» **What to do**
Return, exactly as written, the lines from the one containing "Give me the Plotly source for this chart." through the one containing "import plotly.graph_objects as go", with both ends included.

» **The data**
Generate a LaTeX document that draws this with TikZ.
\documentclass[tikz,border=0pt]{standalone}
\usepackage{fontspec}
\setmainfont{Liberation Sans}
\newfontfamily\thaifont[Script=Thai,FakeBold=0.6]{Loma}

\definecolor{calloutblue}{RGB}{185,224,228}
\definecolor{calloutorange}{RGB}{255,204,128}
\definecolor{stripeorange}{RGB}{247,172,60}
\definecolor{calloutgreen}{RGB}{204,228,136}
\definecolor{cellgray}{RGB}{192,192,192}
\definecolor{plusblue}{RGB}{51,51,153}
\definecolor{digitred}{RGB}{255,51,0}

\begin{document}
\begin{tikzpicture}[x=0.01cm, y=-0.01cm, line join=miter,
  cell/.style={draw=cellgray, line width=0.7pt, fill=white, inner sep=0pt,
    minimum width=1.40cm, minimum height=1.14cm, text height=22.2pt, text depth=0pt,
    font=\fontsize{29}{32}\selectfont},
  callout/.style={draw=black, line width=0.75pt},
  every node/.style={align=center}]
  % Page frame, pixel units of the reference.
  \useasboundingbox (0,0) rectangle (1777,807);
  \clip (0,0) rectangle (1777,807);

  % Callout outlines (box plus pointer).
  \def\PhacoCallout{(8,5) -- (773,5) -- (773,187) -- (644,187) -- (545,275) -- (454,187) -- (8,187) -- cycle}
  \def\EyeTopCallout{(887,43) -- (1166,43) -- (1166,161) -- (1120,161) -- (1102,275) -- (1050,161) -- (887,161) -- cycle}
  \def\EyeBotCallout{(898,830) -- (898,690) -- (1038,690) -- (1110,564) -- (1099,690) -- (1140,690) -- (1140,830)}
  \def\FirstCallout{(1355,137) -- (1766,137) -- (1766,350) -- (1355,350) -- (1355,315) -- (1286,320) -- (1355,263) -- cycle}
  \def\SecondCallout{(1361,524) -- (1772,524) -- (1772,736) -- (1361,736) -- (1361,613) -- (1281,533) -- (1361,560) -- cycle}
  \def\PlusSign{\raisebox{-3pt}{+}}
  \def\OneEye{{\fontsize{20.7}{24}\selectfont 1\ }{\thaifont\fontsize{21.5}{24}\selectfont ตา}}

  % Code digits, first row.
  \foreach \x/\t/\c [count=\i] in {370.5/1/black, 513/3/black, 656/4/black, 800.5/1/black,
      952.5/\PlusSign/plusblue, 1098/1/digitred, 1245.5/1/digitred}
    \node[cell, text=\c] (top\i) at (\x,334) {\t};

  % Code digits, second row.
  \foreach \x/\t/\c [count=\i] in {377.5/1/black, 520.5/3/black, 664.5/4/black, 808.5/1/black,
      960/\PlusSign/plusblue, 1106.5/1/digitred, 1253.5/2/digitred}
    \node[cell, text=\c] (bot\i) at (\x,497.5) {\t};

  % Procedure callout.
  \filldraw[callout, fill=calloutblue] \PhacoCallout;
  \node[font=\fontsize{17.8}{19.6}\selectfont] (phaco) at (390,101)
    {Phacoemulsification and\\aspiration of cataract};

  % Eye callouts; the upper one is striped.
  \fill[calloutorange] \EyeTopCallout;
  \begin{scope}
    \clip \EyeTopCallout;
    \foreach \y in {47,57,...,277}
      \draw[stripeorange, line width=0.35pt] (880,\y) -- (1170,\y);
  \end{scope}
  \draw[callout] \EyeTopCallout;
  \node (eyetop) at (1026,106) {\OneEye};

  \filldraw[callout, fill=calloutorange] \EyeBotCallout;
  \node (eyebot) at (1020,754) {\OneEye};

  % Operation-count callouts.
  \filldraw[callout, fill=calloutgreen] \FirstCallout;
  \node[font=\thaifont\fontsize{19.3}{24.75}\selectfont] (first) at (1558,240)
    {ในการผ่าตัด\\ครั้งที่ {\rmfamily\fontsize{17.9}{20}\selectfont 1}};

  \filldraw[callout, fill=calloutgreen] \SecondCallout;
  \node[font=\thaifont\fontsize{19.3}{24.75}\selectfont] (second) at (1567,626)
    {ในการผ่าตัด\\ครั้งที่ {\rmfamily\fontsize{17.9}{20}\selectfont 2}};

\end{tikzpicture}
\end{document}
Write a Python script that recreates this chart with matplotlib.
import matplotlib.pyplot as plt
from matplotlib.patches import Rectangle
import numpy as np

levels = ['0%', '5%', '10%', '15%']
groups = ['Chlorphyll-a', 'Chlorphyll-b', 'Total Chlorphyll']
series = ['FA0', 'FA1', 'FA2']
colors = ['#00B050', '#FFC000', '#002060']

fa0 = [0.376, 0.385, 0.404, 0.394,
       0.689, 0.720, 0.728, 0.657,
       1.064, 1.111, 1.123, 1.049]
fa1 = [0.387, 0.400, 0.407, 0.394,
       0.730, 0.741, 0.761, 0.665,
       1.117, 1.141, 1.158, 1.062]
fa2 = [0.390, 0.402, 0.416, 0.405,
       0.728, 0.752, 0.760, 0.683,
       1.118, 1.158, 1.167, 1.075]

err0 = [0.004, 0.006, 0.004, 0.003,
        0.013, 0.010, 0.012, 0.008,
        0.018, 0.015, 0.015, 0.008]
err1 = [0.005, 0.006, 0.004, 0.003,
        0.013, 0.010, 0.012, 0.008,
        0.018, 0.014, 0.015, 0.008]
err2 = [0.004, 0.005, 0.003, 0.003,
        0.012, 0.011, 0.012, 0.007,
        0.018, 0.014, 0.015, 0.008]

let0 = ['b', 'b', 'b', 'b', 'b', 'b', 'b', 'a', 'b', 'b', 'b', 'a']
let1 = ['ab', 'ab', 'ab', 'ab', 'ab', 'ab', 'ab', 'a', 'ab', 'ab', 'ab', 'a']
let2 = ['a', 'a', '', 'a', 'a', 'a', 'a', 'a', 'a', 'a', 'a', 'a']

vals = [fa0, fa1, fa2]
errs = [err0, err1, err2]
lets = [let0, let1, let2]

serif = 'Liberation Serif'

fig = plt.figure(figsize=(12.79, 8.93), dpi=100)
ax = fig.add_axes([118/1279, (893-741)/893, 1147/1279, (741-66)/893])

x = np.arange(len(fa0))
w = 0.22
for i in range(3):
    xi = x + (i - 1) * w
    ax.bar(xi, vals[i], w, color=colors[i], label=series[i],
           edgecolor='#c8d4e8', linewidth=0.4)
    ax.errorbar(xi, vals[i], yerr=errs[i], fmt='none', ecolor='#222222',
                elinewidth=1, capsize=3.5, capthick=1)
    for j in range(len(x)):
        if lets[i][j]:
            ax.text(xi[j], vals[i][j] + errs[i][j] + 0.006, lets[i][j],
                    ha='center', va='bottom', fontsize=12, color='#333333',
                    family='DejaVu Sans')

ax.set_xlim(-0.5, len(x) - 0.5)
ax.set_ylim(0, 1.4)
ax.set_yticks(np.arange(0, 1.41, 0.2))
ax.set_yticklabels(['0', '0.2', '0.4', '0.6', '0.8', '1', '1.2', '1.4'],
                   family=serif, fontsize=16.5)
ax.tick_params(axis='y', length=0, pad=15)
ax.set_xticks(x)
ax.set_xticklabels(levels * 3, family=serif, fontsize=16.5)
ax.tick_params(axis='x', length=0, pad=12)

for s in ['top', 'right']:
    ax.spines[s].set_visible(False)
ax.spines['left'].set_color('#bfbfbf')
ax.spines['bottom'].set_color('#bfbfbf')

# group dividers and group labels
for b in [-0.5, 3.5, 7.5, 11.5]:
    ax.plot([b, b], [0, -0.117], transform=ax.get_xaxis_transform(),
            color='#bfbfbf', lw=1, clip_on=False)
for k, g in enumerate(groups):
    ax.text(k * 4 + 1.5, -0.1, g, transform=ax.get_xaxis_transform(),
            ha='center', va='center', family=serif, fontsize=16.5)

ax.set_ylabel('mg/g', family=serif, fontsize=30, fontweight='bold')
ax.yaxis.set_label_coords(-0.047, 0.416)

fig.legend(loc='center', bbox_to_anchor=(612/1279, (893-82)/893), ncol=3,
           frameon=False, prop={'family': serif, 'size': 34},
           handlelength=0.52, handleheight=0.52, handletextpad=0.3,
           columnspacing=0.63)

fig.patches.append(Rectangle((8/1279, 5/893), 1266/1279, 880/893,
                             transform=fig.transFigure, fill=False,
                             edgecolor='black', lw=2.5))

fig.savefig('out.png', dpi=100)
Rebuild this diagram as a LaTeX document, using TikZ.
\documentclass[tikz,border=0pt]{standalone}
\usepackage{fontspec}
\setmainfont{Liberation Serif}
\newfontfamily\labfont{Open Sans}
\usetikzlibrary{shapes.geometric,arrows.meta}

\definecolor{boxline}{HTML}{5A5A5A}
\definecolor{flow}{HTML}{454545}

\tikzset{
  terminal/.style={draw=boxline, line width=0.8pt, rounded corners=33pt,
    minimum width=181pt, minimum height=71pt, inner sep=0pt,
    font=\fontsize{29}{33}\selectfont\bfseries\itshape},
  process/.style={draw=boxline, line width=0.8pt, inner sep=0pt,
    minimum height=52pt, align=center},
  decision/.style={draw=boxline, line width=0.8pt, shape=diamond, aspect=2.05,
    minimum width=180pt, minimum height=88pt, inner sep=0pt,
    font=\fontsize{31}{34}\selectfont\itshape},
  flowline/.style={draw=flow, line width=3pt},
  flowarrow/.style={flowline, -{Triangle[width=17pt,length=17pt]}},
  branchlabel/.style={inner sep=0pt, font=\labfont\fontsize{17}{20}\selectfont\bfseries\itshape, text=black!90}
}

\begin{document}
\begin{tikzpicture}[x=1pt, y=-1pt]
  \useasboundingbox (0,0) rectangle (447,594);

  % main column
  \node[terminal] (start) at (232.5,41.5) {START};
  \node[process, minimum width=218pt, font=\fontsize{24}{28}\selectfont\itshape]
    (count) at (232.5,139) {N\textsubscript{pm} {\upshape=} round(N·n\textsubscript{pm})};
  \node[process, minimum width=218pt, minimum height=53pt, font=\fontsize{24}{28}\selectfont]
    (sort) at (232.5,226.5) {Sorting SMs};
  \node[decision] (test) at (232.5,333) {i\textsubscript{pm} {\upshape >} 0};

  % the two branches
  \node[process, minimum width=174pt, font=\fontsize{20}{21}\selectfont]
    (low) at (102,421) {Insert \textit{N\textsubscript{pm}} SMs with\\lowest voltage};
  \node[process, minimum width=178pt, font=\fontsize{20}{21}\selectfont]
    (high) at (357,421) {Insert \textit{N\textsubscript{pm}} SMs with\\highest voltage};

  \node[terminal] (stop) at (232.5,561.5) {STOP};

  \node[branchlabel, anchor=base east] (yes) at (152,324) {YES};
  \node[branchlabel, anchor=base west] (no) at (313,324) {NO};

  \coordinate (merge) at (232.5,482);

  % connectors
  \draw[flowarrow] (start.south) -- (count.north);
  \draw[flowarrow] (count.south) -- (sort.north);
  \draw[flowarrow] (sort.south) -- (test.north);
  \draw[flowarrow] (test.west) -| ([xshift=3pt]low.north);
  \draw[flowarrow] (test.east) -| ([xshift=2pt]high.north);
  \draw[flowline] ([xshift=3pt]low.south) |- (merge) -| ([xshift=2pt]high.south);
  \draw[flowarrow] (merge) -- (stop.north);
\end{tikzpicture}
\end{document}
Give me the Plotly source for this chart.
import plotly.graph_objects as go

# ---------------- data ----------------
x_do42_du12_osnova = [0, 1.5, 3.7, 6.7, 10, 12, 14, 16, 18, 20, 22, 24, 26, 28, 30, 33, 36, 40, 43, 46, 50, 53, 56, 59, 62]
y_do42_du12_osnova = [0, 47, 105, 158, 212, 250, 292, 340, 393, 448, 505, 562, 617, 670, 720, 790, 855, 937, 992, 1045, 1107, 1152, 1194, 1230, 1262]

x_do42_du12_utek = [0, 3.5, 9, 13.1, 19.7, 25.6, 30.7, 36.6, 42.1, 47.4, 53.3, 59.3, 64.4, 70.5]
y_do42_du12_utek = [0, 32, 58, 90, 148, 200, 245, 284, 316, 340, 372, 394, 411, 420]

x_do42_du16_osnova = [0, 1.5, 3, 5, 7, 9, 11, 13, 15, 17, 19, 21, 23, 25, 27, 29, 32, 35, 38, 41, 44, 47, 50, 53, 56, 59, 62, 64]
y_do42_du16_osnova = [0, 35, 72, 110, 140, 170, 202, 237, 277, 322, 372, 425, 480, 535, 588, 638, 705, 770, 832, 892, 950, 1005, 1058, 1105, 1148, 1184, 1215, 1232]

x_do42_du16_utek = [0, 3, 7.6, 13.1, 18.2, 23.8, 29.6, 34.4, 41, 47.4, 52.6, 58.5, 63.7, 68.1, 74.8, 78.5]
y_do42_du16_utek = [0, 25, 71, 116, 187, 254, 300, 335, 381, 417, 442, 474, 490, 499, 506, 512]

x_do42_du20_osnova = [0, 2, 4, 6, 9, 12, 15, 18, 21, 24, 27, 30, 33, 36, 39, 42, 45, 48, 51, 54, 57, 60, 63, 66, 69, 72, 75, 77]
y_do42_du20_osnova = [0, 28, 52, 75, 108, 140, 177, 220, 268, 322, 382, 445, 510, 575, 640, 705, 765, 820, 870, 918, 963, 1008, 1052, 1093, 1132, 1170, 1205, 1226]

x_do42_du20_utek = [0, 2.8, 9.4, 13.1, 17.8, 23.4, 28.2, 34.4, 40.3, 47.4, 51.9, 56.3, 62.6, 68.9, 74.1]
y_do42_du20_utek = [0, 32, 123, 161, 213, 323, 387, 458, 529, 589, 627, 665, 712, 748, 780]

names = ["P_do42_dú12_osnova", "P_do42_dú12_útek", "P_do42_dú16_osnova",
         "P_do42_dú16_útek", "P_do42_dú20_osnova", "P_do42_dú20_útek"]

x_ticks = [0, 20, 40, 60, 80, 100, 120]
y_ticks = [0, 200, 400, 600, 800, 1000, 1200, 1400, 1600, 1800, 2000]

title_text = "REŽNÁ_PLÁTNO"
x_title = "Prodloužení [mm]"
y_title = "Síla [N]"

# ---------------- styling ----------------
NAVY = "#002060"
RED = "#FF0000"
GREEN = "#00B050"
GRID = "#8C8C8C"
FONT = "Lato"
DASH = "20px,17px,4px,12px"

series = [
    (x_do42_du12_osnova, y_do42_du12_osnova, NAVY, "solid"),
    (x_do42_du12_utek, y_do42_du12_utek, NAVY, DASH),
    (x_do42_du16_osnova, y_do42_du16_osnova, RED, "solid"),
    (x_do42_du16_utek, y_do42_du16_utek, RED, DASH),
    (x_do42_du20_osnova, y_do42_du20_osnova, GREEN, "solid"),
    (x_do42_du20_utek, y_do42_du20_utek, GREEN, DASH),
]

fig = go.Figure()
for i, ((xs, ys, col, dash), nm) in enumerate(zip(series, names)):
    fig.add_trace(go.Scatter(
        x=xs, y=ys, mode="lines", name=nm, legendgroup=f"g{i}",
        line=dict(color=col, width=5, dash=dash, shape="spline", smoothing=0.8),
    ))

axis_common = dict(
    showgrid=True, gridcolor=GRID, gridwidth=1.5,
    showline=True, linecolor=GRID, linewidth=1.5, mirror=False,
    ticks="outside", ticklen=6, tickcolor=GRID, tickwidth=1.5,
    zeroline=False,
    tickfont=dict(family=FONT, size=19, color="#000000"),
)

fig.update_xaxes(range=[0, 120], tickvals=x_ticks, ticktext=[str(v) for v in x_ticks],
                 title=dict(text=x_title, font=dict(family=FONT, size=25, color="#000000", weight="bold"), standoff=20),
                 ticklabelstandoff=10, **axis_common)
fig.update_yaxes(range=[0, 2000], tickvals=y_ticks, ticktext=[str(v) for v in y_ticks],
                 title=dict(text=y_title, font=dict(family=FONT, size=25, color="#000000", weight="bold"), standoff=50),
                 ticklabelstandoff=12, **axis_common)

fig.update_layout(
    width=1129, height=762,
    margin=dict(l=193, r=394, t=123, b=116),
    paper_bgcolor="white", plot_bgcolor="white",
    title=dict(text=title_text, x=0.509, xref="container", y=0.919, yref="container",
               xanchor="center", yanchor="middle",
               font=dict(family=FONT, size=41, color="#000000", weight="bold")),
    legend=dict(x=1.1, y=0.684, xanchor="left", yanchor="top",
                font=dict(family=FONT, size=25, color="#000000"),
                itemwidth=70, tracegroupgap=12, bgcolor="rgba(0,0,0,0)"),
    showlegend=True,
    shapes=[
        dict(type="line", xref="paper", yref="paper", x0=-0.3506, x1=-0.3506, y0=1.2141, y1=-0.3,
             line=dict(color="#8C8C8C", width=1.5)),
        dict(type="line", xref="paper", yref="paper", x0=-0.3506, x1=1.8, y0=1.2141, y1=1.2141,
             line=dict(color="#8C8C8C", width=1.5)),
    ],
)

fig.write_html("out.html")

» **Task response**
Give me the Plotly source for this chart.
import plotly.graph_objects as go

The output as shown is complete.